═══ RECORD EXCERPTS

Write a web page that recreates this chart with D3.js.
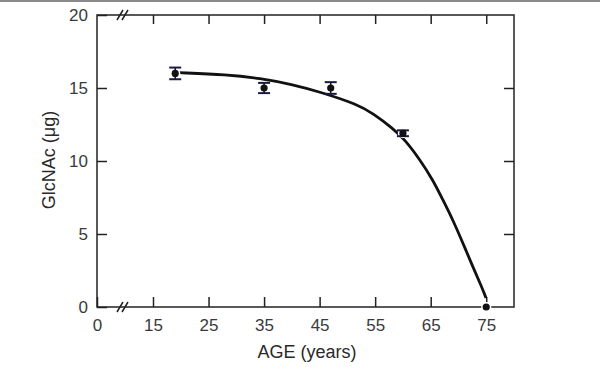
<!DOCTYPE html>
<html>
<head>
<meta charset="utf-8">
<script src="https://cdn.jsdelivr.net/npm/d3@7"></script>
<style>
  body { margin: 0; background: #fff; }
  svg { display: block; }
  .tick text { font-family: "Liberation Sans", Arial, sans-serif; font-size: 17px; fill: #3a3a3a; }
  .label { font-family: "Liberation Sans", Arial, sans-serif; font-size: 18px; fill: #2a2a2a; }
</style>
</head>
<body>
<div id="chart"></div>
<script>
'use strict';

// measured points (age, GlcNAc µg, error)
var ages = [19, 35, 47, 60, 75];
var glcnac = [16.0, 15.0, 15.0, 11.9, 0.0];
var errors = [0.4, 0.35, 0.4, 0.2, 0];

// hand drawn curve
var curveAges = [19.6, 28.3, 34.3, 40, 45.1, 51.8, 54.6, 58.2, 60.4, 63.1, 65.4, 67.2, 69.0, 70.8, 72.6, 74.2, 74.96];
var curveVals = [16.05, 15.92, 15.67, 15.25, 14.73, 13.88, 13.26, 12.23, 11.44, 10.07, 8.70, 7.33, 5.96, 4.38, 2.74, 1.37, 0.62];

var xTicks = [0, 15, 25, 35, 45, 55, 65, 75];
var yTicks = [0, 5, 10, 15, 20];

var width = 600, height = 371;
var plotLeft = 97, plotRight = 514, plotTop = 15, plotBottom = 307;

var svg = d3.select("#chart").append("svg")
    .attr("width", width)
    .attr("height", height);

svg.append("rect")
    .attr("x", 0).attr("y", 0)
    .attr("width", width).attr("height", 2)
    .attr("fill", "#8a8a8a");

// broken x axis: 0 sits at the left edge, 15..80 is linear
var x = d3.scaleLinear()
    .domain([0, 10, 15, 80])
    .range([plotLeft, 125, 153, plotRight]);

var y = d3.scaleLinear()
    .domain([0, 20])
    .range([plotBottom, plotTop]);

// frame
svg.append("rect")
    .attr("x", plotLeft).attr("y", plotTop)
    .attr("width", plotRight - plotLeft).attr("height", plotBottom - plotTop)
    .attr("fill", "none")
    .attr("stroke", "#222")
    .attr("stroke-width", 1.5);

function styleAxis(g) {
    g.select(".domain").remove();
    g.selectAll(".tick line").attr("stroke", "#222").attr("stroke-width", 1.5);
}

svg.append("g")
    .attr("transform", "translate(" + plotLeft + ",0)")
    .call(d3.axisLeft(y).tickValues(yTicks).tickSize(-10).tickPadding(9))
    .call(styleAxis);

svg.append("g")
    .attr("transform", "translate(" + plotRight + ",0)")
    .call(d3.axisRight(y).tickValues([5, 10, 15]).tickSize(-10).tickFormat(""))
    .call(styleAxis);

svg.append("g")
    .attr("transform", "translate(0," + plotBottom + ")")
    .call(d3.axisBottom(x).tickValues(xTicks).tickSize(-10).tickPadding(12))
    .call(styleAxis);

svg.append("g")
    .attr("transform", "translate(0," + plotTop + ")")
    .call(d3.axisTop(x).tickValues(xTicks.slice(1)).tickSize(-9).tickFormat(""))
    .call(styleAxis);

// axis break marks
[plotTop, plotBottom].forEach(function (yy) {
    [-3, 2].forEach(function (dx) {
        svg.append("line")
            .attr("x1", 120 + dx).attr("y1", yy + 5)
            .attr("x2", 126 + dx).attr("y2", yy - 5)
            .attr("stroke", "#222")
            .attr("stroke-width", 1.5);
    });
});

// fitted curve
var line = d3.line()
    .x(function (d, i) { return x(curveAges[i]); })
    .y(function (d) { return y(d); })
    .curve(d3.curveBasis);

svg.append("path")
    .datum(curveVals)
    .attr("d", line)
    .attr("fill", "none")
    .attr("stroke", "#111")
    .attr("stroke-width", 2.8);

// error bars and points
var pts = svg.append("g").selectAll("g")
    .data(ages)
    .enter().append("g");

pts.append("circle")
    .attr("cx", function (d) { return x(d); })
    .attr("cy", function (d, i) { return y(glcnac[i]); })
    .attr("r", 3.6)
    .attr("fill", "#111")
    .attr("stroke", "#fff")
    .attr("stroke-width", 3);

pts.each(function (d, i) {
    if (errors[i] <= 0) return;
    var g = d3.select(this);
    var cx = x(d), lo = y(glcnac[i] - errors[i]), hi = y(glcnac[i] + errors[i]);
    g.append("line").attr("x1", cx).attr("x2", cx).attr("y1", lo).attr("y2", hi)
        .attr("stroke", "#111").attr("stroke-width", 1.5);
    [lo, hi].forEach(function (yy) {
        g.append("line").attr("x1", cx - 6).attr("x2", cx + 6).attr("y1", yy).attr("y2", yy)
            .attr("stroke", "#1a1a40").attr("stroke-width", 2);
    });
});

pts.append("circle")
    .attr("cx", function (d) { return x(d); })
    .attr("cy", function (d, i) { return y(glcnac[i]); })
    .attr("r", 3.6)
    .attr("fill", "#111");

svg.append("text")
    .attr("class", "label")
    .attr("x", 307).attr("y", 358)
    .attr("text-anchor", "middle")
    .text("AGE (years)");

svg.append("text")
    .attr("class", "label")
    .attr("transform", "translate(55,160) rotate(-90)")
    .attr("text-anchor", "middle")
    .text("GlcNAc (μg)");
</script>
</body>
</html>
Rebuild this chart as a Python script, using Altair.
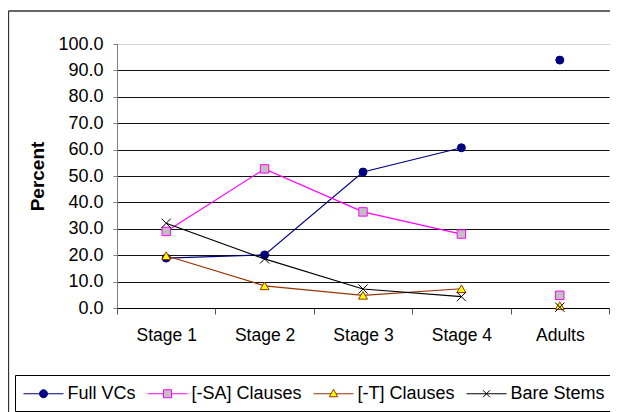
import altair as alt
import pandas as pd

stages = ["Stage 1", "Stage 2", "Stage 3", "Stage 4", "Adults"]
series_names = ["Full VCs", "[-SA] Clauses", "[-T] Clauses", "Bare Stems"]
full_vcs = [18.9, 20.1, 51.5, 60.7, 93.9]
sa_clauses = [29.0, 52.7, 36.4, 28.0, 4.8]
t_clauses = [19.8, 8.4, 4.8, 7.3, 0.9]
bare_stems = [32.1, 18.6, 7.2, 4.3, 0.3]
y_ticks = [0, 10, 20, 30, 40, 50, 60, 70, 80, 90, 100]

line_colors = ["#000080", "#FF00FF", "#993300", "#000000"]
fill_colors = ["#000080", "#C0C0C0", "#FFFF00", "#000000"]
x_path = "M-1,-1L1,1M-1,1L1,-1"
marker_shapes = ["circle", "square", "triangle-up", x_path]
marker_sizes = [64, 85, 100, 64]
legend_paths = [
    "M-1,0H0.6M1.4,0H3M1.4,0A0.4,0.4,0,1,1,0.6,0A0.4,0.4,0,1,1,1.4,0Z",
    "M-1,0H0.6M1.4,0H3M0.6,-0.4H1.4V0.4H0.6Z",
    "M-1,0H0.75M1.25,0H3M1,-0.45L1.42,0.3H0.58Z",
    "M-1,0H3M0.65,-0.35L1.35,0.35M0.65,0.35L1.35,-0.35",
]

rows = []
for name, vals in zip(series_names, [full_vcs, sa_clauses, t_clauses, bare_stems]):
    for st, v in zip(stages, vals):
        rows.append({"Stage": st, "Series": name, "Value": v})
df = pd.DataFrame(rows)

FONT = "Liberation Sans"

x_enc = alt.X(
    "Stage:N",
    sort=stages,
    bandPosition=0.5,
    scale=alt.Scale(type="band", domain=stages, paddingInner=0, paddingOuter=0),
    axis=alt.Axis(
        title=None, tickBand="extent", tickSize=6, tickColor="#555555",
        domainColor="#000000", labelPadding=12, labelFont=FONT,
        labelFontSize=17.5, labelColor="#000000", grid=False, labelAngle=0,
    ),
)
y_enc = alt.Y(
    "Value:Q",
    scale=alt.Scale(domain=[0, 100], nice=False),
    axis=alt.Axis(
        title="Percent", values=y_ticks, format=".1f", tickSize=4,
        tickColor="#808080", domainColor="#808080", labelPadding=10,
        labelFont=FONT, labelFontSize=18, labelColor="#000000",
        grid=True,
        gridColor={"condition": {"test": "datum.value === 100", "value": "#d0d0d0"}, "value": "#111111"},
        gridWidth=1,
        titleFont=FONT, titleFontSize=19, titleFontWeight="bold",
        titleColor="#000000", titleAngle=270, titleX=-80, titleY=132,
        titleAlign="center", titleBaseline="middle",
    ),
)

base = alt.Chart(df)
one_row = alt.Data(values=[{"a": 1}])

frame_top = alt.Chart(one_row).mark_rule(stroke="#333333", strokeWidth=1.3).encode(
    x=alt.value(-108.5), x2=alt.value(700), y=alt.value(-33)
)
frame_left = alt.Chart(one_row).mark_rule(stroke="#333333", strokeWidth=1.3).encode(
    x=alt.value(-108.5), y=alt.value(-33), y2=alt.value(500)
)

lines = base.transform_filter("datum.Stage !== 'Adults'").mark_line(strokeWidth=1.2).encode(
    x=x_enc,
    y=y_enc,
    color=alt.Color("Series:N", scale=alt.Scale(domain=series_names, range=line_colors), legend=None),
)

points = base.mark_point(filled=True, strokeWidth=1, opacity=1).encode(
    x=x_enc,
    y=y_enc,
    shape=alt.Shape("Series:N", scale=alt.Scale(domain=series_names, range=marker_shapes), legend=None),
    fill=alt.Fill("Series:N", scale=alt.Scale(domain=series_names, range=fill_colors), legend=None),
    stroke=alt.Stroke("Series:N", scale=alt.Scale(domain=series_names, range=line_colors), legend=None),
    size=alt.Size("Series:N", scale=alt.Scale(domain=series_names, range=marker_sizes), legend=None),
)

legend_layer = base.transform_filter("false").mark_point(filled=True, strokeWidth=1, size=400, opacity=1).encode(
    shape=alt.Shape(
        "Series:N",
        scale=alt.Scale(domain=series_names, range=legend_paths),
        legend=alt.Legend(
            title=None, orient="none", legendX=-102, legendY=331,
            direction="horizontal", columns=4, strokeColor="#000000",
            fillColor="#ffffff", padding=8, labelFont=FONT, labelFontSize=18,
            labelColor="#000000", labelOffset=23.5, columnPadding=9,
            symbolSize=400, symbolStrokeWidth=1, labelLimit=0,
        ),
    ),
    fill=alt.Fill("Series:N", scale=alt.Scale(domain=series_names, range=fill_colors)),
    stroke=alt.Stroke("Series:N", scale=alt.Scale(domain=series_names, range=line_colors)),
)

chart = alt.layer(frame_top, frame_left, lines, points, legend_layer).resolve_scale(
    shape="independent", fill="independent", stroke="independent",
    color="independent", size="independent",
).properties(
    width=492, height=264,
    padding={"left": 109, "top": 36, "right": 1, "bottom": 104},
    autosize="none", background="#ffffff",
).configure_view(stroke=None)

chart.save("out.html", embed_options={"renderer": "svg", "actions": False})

══════

• **GIVEN TASK**:
Make an exact copy of the lines from the one that contains "Rebuild this chart" through the one that contains "80, 90, 100]", both included, and no other lines. Pictures are skipped.

• **SOLUTION FOR THIS TASK**:
Rebuild this chart as a Python script, using Altair.
import altair as alt
import pandas as pd

stages = ["Stage 1", "Stage 2", "Stage 3", "Stage 4", "Adults"]
series_names = ["Full VCs", "[-SA] Clauses", "[-T] Clauses", "Bare Stems"]
full_vcs = [18.9, 20.1, 51.5, 60.7, 93.9]
sa_clauses = [29.0, 52.7, 36.4, 28.0, 4.8]
t_clauses = [19.8, 8.4, 4.8, 7.3, 0.9]
bare_stems = [32.1, 18.6, 7.2, 4.3, 0.3]
y_ticks = [0, 10, 20, 30, 40, 50, 60, 70, 80, 90, 100]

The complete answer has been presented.